(Data items)
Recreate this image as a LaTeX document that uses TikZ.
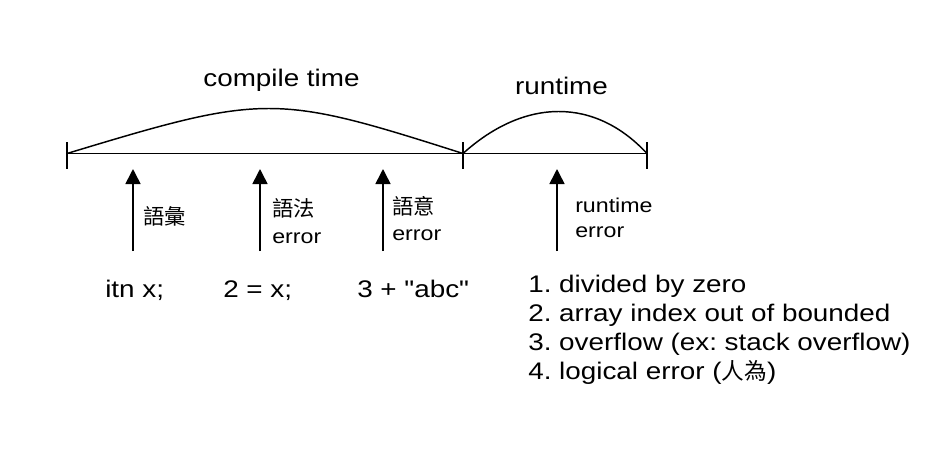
\documentclass[tikz,border=0pt]{standalone}
\usepackage{fontspec}
\setmainfont{Liberation Sans}[FakeStretch=1.16, Ligatures=TeXOff]
\newfontfamily\cjk{Noto Sans CJK TC}
\usetikzlibrary{arrows.meta}
\frenchspacing
\tikzset{
  axis/.style={line width=1.1pt, black},
  hump/.style={line width=1.1pt, black},
  uparrow/.style={line width=1.2pt, black, -{Triangle[length=11.25pt,width=11.25pt]}},
  bigtext/.style={inner sep=0pt, font=\fontsize{18pt}{21.75pt}\selectfont},
  smalltext/.style={inner sep=0pt, align=left, font=\fontsize{15pt}{19.5pt}\selectfont},
}
\begin{document}
\begin{tikzpicture}[x=0.75pt,y=-0.75pt]
\useasboundingbox (0,0) rectangle (932,458);
\fill[white] (0,0) rectangle (932,458);
% timeline
\coordinate (a0) at (67,153.5);
\coordinate (a1) at (463,153.5);
\coordinate (a2) at (647,153.5);
\draw[axis] (a0) -- (a2);
\foreach \p in {a0,a1,a2}{
  \draw[axis] ([yshift=8.6pt]\p) -- ([yshift=-11.6pt]\p);
}
% humps
\draw[hump] (a0) .. controls (265,93.5) and (275,93.5) .. (a1);
\draw[hump] (a1) .. controls (525,97.5) and (595,97.5) .. (a2);
% titles
\node[bigtext, anchor=base] (ct) at (281.5,86) {compile time};
\node[bigtext, anchor=base] (rt) at (561.5,94) {runtime};
% arrows
\coordinate (b1) at (133,251); \coordinate (t1) at (133,169);
\coordinate (b2) at (260,251); \coordinate (t2) at (260,169);
\coordinate (b3) at (383,251); \coordinate (t3) at (383,169);
\coordinate (b4) at (557,251); \coordinate (t4) at (557,169);
\draw[uparrow] (b1) -- (t1);
\draw[uparrow] (b2) -- (t2);
\draw[uparrow] (b3) -- (t3);
\draw[uparrow] (b4) -- (t4);
% arrow labels
\node[smalltext, anchor=west] (l1) at (143,216) {{\cjk\fontsize{16pt}{19.5pt}\selectfont 語彙}};
\node[smalltext, anchor=north west] (l2) at (272,198.5) {{\cjk\fontsize{16pt}{19.5pt}\selectfont 語法}\\[0.5pt]error};
\node[smalltext, anchor=north west] (l3) at (392,196) {{\cjk\fontsize{16pt}{19.5pt}\selectfont 語意}\\[0pt]error};
\node[smalltext, anchor=north west, font=\fontsize{15pt}{18.75pt}\selectfont] (l4) at (575,197.5) {runtime\\error};
% code examples
\node[bigtext, anchor=base west] (c1) at (105,297) {itn x;};
\node[bigtext, anchor=base west] (c2) at (223,297) {2 = x;};
\node[bigtext, anchor=base west] (c3) at (357,297) {3 + "abc"};
% runtime error list
\node[bigtext, anchor=north west, align=left] (list) at (528,274.5) {1. divided by zero\\2. array index out of bounded\\3. overflow (ex: stack overflow)\\4. logical error ({\cjk\fontsize{17pt}{21.75pt}\selectfont 人為})};
\end{tikzpicture}
\end{document}
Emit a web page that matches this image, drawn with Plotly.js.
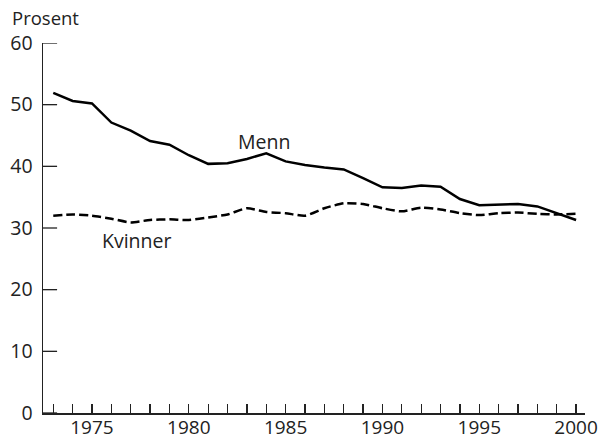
<!DOCTYPE html>
<html><head><meta charset="utf-8">
<script src="https://cdn.plot.ly/plotly-3.0.1.min.js"></script>
<style>html,body{margin:0;padding:0;background:#fff}</style>
</head><body>
<div id="chart" style="width:601px;height:441px"></div>
<script>
const years = [1973,1974,1975,1976,1977,1978,1979,1980,1981,1982,1983,1984,1985,1986,1987,1988,1989,1990,1991,1992,1993,1994,1995,1996,1997,1998,1999,2000];
const menn = [51.9,50.6,50.2,47.1,45.8,44.1,43.5,41.8,40.4,40.5,41.2,42.1,40.8,40.2,39.8,39.5,38.1,36.6,36.5,36.9,36.7,34.7,33.7,33.8,33.9,33.5,32.4,31.3];
const kvinner = [32.0,32.2,32.0,31.5,30.9,31.3,31.4,31.3,31.7,32.2,33.2,32.6,32.4,32.0,33.2,34.0,33.9,33.2,32.7,33.3,33.0,32.4,32.1,32.4,32.5,32.3,32.2,32.3];
const yTicks = [0,10,20,30,40,50,60];
const xTickVals = [1975,1980,1985,1990,1995,2000];
const xMinor = years;

const font = "Open Sans, Noto Sans, sans-serif";
const traces = [
  {x: years, y: menn, mode: 'lines', line: {color: '#000', width: 2.5}, hoverinfo: 'skip'},
  {x: years, y: kvinner, mode: 'lines', line: {color: '#000', width: 2.5, dash: '9px,4px', shape: 'spline', smoothing: 0.6}, hoverinfo: 'skip'}
];
const yTickShapes = yTicks.map(v => ({
  type: 'line', xref: 'x domain', yref: 'y', x0: 0, x1: 0.026, y0: v, y1: v,
  line: {color: '#222', width: 1.3}
}));
const layout = {
  width: 601, height: 441,
  margin: {l: 43, r: 16, t: 43, b: 28},
  paper_bgcolor: '#fff', plot_bgcolor: '#fff',
  showlegend: false,
  font: {family: font, size: 19, color: '#222'},
  xaxis: {
    range: [1972.47, 2000.46], showgrid: false, zeroline: false,
    showline: true, linecolor: '#222', linewidth: 1.5,
    tickmode: 'array', tickvals: xMinor, ticktext: xMinor.map(y => xTickVals.includes(y) ? String(y) : ''),
    ticks: 'inside', ticklen: 9, tickcolor: '#222', tickwidth: 1.2,
    ticklabelstandoff: -3,
    tickfont: {family: font, size: 19, color: '#222'}
  },
  yaxis: {
    range: [0, 60], showgrid: false, zeroline: false,
    showline: true, linecolor: '#222', linewidth: 1.5,
    tickmode: 'array', tickvals: yTicks, ticktext: yTicks.map(String),
    ticks: '', ticklabelstandoff: 5,
    tickfont: {family: font, size: 19.5, color: '#222'}
  },
  shapes: yTickShapes,
  annotations: [
    {text: 'Prosent', xref: 'paper', yref: 'paper', x: -0.06, y: 1.03, xanchor: 'left', yanchor: 'bottom', showarrow: false, font: {family: font, size: 18.5, color: '#222'}},
    {text: 'Menn', xref: 'x', yref: 'y', x: 1983.88, y: 44.0, showarrow: false, font: {family: font, size: 19.5, color: '#222'}},
    {text: 'Kvinner', xref: 'x', yref: 'y', x: 1977.3, y: 28.0, showarrow: false, font: {family: font, size: 19.5, color: '#222'}}
  ]
};
Plotly.newPlot('chart', traces, layout, {staticPlot: true, displayModeBar: false});
</script>
</body></html>
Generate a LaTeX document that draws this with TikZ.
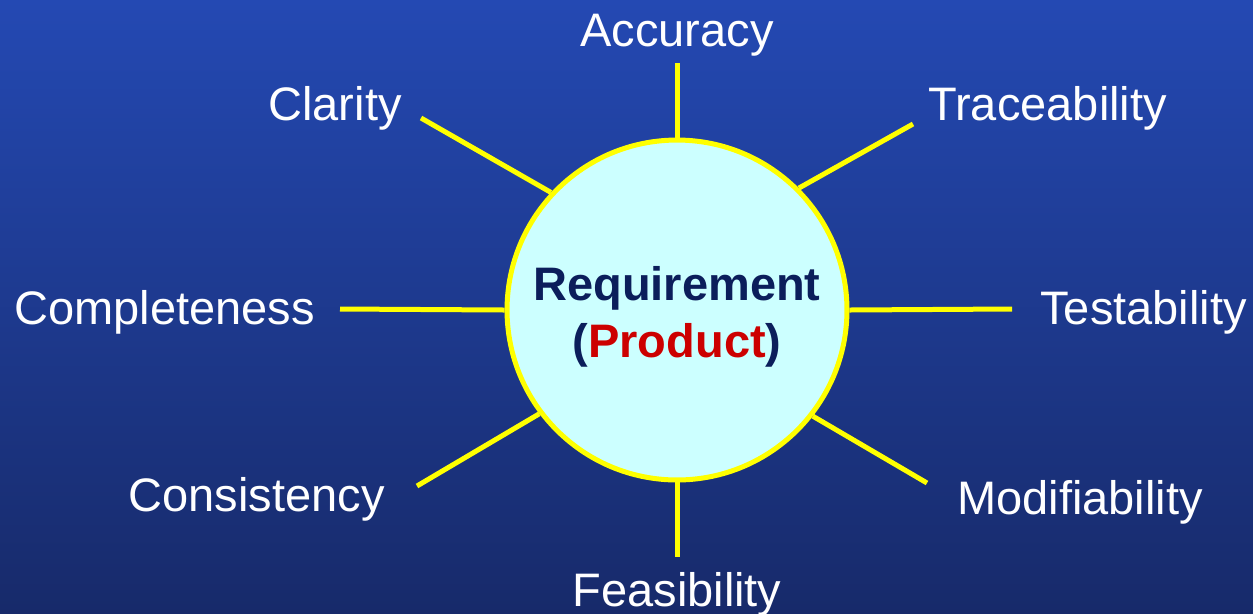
\documentclass[tikz,border=0pt]{standalone}
\usepackage{fontspec}
\setmainfont{Liberation Sans}
\usetikzlibrary{positioning}

\definecolor{bgtop}{HTML}{2449B3}
\definecolor{bgbot}{HTML}{172A6A}
\definecolor{hubfill}{HTML}{CCFFFF}
\definecolor{spoke}{HTML}{FFFF00}
\definecolor{hubtext}{HTML}{0B1E5B}
\definecolor{prodred}{HTML}{CC0000}

\begin{document}
\begin{tikzpicture}[x=0.02cm,y=-0.02cm,
	quality/.style={text=white,inner sep=0pt,font=\fontsize{26.75}{32}\selectfont},
	ray/.style={draw=spoke,line width=0.1cm},
]

%Background
\fill[top color=bgtop,bottom color=bgbot] (0,0) rectangle (1253,613);
\useasboundingbox (0,0) rectangle (1253,613);

%Hub
\node [draw=spoke,
	fill=hubfill,
	circle,
	line width=0.1cm,
	minimum size=6.8cm,
	align=center,
	text=hubtext,
	font=\fontsize{26.75}{32.4}\selectfont\bfseries,
]  (req)at (677,310) {\rule{0pt}{27pt}Requirement\\(\textcolor{prodred}{Product})};

%Labels
\node [quality,anchor=base]  (acc)at (677,46) {Accuracy};
\node [quality,anchor=base east]  (cla)at (402,120) {Clarity};
\node [quality,anchor=base west]  (tra)at (928,120) {Traceability};
\node [quality,anchor=base east]  (com)at (315,324) {Completeness};
\node [quality,anchor=base west]  (tes)at (1040,324) {Testability};
\node [quality,anchor=base east]  (con)at (385,511) {Consistency};
\node [quality,anchor=base west]  (mod)at (957,514) {Modifiability};
\node [quality,anchor=base]  (fea)at (677,606) {Feasibility};

%Spoke ends
\coordinate (accE) at (677,63);
\coordinate (claE) at (421,118);
\coordinate (traE) at (913,124);
\coordinate (comE) at (340,309);
\coordinate (tesE) at (1012,309);
\coordinate (conE) at (417,486);
\coordinate (modE) at (927,483);
\coordinate (feaE) at (677,557);

%Spokes
\draw[ray] (req.north) -- (accE);
\draw[ray] (req.137) -- (claE);
\draw[ray] (req.45) -- (traE);
\draw[ray] (req.west) -- (comE);
\draw[ray] (req.east) -- (tesE);
\draw[ray] (req.217) -- (conE);
\draw[ray] (req.-38) -- (modE);
\draw[ray] (req.south) -- (feaE);

\end{tikzpicture}
\end{document}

The request ->
Determine how many lines above contain "LaTeX" as a word or string. Give the number alone.

Right answer ->
2